Last year President Sarkozy of France established the eminent commission led by Joseph Stiglitz and Amartya Sen. The commission was asked by the President what was the best way to measure economic health. It concluded that GDP was inadequate as the principal measure. Perhaps, concluded the commission: “Had there been more awareness of the limitations of standard metrics, like GDP, there would have been less euphoria over economic performance in the years prior to the crisis. Metrics which incorporated assessments of sustainability would have provided a more cautious view of economic performance, but many countries lack a timely and complete set of wealth accounts, the true natural balance sheets of the economy that could give a comprehensive picture of assets, debts, and liabilities of the main actors of the economy.” President Sarkozy has embraced the commission’s findings. He said, with his usual candour: “The world over, citizens think we are lying to them, that the figures are wrong, that they are manipulated, and they have reason to think like that. Behind the cult of figures, behind all the statistical and accounting structures, there is also the cult of the market—that it is always right”.
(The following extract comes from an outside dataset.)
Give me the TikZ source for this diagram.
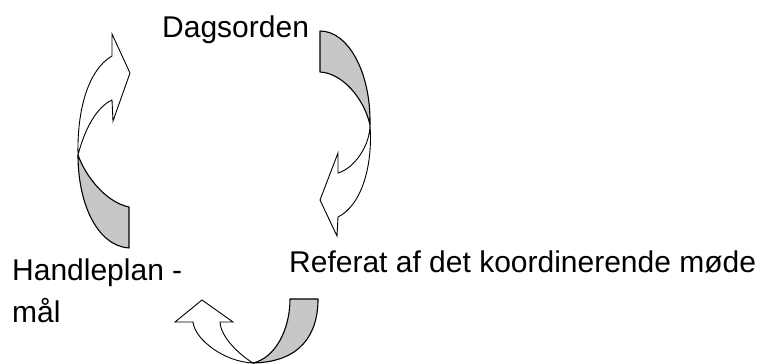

We have reached a stage where we must incorporate environmental and social indicators into our macroeconomic management and our national financial accounts. To that end, I have been working with colleagues recently to develop a member’s bill that could amend the Public Finance Act to ensure that our budgetary planning and our financial reviews take these indicators into account. It is my hope that I can submit this bill into the ballot within a month or two and that we can engage in a constructive dialogue on what is the best way to improve matters.